Tengo muchas razones para sentirme orgulloso de ser cubano, y una de ellas es la de haber sido contemporáneo de Fidel. Por eso comprendo el origen de todas las infamias que se han querido levantar en contra de la obra a la que consagró su vida, la Revolución Cubana.
Mientras más intenso fuera el resplandor que desprendían sus acciones en favor de los demás, más profundo era y es el odio del enemigo por despreciar las motivaciones de su empeño.
En el contexto universal de estos tiempos, donde los preceptos de una milenaria ética humanista pretenden ser suplantados por la utilidad amoral que propician la avaricia desmedida y la indolencia ante el destino incierto que afrontamos como especie en el planeta, el legado de Fidel es inmenso.

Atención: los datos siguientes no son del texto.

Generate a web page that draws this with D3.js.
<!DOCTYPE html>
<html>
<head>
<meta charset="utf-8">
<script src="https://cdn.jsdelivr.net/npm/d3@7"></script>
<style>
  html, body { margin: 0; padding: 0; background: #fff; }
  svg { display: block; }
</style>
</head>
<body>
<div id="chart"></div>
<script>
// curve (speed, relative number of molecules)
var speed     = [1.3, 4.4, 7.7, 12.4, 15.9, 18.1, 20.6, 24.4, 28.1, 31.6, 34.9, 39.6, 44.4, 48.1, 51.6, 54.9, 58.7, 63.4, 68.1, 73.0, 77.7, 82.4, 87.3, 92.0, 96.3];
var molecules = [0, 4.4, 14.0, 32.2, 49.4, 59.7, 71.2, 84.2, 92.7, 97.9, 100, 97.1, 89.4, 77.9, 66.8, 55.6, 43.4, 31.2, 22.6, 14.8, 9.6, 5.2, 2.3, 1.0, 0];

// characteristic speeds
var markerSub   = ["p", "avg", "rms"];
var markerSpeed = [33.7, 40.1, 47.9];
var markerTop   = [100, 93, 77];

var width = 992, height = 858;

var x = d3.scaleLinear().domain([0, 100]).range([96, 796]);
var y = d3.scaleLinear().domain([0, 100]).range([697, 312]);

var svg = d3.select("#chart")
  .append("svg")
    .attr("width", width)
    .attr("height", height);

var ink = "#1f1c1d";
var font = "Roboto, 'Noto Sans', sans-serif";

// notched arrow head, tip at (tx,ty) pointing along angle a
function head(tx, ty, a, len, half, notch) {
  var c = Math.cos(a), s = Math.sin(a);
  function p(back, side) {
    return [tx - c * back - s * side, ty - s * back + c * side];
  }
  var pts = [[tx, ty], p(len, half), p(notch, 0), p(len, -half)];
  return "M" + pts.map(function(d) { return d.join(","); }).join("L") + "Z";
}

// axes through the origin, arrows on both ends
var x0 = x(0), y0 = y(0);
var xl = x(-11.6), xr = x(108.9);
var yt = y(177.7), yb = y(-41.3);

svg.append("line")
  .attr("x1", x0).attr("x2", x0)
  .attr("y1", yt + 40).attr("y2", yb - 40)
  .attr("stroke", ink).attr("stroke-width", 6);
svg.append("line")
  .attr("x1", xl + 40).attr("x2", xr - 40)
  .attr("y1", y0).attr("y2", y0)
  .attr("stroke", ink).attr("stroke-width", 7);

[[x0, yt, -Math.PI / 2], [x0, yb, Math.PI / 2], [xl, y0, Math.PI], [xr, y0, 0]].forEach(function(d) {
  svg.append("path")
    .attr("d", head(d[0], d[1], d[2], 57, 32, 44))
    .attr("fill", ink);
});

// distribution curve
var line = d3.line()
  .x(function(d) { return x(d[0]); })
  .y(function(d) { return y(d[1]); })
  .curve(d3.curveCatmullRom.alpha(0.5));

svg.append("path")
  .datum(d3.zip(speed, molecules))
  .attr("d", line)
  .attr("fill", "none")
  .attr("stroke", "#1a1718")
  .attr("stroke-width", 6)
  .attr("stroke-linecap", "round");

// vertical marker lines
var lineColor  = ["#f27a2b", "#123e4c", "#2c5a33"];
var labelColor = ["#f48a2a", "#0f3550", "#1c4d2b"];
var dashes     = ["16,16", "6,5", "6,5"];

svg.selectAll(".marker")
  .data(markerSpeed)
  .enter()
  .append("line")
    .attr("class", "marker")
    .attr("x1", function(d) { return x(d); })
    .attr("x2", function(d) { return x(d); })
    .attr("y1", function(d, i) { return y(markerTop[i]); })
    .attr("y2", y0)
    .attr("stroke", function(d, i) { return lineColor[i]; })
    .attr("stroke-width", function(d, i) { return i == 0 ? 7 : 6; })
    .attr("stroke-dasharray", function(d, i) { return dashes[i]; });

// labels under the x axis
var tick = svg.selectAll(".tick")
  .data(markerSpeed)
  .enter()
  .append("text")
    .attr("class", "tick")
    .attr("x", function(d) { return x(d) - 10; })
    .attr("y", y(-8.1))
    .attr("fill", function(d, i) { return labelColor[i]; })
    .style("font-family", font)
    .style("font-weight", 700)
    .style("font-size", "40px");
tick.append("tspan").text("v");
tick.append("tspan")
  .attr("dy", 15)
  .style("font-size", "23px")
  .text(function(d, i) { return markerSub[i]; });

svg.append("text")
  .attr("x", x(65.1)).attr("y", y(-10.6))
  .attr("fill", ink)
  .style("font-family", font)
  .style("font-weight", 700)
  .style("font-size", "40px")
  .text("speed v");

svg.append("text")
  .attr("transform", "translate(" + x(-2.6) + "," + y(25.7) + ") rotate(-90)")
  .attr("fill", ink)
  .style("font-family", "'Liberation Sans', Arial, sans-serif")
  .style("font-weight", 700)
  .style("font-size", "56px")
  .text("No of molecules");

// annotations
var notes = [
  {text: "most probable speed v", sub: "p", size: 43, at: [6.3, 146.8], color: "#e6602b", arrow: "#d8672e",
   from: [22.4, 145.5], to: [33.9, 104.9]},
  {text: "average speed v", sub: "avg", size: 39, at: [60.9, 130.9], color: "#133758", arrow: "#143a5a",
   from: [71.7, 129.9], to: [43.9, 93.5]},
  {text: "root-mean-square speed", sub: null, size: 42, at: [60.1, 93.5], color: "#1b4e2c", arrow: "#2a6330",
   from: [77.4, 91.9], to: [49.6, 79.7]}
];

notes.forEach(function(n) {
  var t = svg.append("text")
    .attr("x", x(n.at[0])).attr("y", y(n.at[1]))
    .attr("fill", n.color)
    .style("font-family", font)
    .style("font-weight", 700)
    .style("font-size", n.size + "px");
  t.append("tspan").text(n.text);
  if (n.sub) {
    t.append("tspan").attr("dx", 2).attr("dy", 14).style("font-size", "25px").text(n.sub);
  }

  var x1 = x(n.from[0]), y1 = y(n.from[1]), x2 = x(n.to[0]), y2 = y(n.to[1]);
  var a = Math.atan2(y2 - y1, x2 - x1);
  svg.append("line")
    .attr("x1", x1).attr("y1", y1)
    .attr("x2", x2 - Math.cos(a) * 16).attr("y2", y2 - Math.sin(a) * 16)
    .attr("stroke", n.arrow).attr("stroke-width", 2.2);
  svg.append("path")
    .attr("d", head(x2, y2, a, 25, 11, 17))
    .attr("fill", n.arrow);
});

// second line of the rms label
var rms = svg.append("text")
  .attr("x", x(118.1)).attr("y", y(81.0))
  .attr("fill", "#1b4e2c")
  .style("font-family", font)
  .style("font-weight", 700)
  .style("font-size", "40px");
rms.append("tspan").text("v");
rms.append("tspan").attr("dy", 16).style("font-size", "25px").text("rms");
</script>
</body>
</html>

A su constante preocupación por que el mundo pueda ser un mejor lugar para todos, le debemos este devenir de la nación cubana inspirado en su fidelidad a principios altruistas. Es esa voluntad compartida de entregarnos a los demás, cuyas raíces crecen desde el interior de aquellas almas donde la ética de ser prevalece por encima del egoísmo que predica el precio del tener como modo de vida.
Nombres de grandes líderes como los del escocés William Wallace, el hindú Mahatma Gandhi o el del sudafricano Nelson Mandela, juntos al de Fidel Castro Ruz, constituyen impactantes referencias de infinita lealtad de estos para con sus pueblos.
Por algo nadie recuerda el nombre de sus enemigos. Es que, como afirmó nuestro Apóstol José Martí: «La capacidad para ser héroe se mide por el respeto que se tributa a los que lo han sido».